Und es bewegt sich doch: ResistantX, das Web und die Folgen.
Der Reihe nach: ich kann natürlich nicht sagen, daß ich seine Tat gutheiße. Ich kann auch nicht sagen, daß die Dokumente aus seinem Nachlaß das Bild eines großartig erinnerungswürdigen, außerordentlichen Menschen zeichnen: zu pubertär, egozentrisch und, tja, selbstmitleidig scheint das meiste dessen, das man da lesen und sehen kann. Hinzu kommt eine Verwirrung höheren Grades, die vor allem aus seinem Abschiedsbrief spricht. Aber die ist verständlich, finde ich – wegen mangelnder "Altersweisheit" (Erfahrungen, Distanz zum Erlebten, eine gewisse Abgeklärtheit, die meist aus diesen resultiert); aber natürlich auch wegen der akuten emotionalen Erregtheit, in der der Brief wohl verfaßt wurde.
Ganz davon abgesehen, finde ich jedoch auch seine Tat als solche irgendwo verständlich. (Ja, das erschreckt mich teilweise selbst. Nein, das ist nicht als Aufforderung zur Nachahmung zu verstehen.) Liegt vermutlich daran, daß ich den Mobbing-Hintergrund, die Auswirkungen jahrelanger Demütigung durch Mitschüler und vermeintliche Freunde ganz gut nachvollziehen kann, den man in Bastians Fall wohl als gegeben nehmen kann.
Auszug aus seinem Livejournal.
Spekulationen oder gar Diskussionen um die Gründe, warum Bastians Erlebnisse in einer solchen Entwicklung münden mußten, führen an dieser Stelle zu weit. Eine gewisse Empathie ist meiner Meinung nach aber in jedem Fall verständlich, wenn nicht sogar wünschenswert: schließlich ist niemandem damit geholfen, ihn und seine Tat als kranken Einzelfall abzutun. Für den niemand etwas kann. Der sich, wortwörtlich, von selbst erledigt hat. Aus dem man bloß keine persönlichen Konsequenzen ziehen sollte, wie es die BILD allen Ernstes formuliert:
Liebe Schüler der Geschwister-Scholl-Schule, (...) Ihr seid ohne Schuld. Was Ihr getan habt ist alltäglich, nebensächlich, verzeihlich, unschuldig. Es ist das ganz normale Leben in einer Schule. Der Wahnsinnige in Eurer Schule ist für mich krank. Ihr seid für mich gesund. Bleibt gesund.

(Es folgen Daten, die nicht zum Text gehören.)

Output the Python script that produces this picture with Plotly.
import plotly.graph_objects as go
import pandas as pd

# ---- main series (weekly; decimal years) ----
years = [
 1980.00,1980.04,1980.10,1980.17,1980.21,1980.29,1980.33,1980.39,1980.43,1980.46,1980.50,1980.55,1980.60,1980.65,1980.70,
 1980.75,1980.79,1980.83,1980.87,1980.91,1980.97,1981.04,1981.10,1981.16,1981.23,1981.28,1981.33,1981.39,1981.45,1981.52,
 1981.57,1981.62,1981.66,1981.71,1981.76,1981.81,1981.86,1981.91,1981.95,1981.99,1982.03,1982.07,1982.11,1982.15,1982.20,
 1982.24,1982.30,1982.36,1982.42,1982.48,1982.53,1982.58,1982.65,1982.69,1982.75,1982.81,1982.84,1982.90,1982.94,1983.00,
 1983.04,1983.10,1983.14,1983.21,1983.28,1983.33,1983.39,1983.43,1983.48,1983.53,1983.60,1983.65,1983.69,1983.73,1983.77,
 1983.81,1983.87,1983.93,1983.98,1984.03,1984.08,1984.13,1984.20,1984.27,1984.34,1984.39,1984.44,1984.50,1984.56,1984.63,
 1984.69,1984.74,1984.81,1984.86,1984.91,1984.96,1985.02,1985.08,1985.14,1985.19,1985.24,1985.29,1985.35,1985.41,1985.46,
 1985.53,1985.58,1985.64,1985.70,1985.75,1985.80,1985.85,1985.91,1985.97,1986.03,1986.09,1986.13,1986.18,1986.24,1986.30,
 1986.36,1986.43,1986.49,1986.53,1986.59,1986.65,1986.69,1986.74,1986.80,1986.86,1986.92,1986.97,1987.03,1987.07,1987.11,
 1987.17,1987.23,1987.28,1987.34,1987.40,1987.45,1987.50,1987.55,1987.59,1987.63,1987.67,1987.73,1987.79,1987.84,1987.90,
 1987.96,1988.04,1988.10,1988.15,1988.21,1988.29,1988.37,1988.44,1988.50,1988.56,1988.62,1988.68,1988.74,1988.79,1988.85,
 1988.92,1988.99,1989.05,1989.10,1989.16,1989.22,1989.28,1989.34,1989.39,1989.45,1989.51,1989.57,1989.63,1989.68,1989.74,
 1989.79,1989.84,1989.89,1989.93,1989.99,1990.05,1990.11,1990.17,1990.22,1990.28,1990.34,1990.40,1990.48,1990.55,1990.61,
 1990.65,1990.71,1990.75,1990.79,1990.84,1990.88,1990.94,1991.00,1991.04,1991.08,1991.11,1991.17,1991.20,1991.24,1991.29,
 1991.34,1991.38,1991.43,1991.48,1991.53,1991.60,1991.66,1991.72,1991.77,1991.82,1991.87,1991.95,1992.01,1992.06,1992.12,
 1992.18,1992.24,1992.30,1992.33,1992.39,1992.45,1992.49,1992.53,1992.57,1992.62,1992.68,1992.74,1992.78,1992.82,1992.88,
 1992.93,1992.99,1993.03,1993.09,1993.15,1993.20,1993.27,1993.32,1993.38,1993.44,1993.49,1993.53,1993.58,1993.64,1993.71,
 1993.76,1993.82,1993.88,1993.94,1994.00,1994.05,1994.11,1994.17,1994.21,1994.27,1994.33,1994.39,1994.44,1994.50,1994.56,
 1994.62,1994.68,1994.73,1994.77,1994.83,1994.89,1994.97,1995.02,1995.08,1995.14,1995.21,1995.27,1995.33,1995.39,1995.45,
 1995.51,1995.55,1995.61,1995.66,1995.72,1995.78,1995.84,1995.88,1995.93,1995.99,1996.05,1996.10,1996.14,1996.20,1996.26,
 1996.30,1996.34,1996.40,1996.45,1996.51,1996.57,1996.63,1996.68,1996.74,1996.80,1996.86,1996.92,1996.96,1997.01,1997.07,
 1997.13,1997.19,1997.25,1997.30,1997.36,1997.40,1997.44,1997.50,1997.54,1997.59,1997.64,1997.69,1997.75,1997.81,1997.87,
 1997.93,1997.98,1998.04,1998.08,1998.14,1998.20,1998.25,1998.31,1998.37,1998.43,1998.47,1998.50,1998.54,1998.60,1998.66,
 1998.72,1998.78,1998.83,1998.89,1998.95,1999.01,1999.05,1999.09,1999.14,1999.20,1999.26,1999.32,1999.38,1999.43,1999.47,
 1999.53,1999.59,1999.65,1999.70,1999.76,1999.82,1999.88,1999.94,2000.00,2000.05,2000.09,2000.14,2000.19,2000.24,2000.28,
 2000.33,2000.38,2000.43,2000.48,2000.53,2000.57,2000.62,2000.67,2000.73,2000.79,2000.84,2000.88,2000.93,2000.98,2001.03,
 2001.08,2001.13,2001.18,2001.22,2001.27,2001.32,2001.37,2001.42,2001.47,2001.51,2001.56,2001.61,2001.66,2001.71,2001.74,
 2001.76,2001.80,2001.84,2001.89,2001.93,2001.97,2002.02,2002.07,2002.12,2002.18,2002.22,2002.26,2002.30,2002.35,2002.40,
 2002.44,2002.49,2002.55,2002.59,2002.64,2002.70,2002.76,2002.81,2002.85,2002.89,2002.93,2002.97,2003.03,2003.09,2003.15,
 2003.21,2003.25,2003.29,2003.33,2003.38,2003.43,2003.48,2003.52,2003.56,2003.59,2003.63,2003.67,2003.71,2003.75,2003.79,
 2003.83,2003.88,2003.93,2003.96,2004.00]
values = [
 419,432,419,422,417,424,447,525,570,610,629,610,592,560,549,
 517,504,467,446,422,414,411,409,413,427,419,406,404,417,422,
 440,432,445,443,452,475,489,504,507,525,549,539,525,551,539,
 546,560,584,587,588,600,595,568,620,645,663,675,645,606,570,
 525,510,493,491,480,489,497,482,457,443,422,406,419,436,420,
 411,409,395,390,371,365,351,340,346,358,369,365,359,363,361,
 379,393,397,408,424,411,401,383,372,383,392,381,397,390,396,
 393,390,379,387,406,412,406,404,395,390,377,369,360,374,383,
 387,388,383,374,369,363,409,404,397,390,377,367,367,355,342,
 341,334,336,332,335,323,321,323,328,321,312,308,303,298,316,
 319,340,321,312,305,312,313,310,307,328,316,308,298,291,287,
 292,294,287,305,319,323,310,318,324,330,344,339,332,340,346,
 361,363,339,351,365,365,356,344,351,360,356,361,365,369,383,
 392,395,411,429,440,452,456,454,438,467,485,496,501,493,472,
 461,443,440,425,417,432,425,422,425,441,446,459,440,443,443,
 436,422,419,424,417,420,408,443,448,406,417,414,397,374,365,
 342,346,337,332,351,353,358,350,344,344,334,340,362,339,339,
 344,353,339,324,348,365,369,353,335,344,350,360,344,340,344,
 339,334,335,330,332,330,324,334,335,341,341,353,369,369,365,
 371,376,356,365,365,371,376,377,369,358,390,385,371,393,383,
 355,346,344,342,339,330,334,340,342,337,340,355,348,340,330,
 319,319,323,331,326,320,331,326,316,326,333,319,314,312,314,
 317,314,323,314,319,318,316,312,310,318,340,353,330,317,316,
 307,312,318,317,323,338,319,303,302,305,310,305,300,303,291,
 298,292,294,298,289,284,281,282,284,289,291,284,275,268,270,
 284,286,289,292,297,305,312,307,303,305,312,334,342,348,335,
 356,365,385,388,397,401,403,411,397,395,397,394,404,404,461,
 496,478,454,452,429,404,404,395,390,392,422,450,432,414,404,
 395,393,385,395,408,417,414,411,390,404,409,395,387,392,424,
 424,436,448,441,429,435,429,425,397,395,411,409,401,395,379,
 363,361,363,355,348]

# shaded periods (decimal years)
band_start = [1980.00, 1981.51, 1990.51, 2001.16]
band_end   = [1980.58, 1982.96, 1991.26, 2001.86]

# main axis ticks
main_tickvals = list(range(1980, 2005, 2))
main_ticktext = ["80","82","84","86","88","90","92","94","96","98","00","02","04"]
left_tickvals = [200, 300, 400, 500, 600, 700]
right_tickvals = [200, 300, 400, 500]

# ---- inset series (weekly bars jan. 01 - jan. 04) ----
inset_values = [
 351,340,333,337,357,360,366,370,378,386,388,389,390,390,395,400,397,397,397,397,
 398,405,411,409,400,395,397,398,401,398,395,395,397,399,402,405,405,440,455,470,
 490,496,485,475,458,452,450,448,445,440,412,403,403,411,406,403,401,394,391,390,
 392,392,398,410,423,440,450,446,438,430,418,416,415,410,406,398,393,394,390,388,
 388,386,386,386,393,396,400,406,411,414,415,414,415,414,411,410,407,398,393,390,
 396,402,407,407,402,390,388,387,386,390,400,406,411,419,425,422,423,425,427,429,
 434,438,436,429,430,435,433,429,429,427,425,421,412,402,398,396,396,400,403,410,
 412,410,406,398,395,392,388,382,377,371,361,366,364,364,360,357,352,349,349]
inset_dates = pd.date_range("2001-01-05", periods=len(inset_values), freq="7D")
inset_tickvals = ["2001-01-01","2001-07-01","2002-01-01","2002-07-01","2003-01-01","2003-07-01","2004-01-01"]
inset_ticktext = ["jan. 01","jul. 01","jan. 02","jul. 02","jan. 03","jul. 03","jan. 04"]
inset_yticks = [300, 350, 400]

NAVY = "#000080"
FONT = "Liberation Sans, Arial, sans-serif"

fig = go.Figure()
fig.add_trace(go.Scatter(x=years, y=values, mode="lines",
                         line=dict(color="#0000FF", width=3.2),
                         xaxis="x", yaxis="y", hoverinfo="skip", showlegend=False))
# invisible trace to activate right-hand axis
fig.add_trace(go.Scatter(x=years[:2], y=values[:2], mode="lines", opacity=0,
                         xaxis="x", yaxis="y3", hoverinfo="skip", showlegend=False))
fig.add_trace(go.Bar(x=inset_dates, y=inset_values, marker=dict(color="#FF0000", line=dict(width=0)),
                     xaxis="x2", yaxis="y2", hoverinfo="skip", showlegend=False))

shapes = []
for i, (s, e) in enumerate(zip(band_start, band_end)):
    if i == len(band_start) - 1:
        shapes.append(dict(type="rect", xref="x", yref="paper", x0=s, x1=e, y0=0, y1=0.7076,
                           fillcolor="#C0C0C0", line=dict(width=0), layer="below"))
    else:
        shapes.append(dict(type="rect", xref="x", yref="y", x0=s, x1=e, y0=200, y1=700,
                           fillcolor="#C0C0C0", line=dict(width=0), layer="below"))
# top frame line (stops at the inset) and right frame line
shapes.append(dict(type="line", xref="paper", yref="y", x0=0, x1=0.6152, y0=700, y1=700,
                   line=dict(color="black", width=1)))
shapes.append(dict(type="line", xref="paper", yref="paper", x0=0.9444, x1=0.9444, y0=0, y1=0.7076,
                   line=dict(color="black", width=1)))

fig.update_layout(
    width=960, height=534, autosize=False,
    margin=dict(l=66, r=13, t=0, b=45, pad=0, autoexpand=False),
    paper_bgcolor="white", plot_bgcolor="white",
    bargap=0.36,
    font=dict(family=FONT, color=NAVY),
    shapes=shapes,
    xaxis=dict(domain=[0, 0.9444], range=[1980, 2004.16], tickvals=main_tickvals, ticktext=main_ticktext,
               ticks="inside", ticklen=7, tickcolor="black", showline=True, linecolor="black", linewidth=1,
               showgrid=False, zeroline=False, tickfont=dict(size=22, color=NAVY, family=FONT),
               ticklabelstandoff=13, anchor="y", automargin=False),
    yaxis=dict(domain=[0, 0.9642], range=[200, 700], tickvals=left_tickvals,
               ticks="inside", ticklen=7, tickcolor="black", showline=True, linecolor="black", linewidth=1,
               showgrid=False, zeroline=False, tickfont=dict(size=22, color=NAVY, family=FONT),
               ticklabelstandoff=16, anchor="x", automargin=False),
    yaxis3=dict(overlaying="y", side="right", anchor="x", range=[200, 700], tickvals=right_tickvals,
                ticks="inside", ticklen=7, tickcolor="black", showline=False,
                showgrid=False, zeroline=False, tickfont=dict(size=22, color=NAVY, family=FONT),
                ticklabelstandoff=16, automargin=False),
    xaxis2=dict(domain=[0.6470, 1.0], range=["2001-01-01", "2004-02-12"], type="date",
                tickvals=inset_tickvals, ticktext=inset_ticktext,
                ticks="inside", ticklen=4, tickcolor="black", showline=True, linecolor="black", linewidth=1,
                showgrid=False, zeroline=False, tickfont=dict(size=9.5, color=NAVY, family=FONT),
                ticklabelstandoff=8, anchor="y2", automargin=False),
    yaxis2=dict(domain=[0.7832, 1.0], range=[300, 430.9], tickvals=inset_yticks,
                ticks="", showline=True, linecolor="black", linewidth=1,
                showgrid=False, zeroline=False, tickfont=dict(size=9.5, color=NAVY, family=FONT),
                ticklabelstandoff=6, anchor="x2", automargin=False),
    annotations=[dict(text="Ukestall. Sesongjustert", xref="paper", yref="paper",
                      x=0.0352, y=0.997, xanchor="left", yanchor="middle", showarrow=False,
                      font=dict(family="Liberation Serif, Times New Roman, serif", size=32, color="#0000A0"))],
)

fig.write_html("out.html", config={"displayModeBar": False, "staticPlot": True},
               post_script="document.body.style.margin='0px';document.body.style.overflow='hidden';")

Und tatsächlich findet sich in den Weiten des Internets neben stammtischseligen, verkürzenden Verdammern sowie pubertierenden, verkürzenden Verfechtern der Tat eine beständig wachsende Zahl an Menschen, die echtes Interesse an den Hintergründen zeigt. Und ernsthaft bestrebt scheint, etwas gegen das gesellschaftliche Klima zu unternehmen, das Bastians Reaktion zumindest begünstigt hat. Allein das ist enorm viel wert, denke ich. Und es bleibt zu hoffen, daß mit der öffentlichen Aufmerksamkeit für die Geschehnisse nicht auch ihre Aktivität wieder abflauen wird.
Aber noch unter einem ganz anderen Gesichtspunkt könnte das versuchte School-Shooting sein Gutes gehabt haben – so pervers das klingen mag. Wie bereits erwähnt, haben öffentliche wie private Meinungsmacher im Fall ResistantX eine seltsame Informationspolitik an den Tag gelegt. Die zur Folge hatte, daß zunächst nur entscheidend verfremdete bzw. unvollständige Versionen von Bastians Hinterlassenschaften publik gemacht wurden. Mit teils nur allzu leicht zu durchschauenden Motiven.
Das aber hat sich die Net-Community so nicht bieten lassen. Alles verfügbare Material wurde und wird gesammelt, Texte werden gespiegelt, Video- und Bilddateien von den unterschiedlichsten Privatpersonen wieder online gestellt. Nun kann einem gewissen Teil dieser Menschen sicherlich auch eine beträchtliche Skandal-Geilheit als Antriebsfeder unterstellt werden. Das ändert aber nichts daran, daß in meinen Augen hier das Recht auf Informations- und Meinungsfreiheit bewußt verteidigt bzw., naja, erkämpft wird – siehe auch hierzu KeinMensch.de.
Und das, um es mal ganz simpel auf den Punkt zu bringen, freut mich. Und macht Mut.
Keine Sorge – das war es dann fürs Erste, was dieses Thema in meinem Blog angeht. Danke fürs ausdauernde Lesen.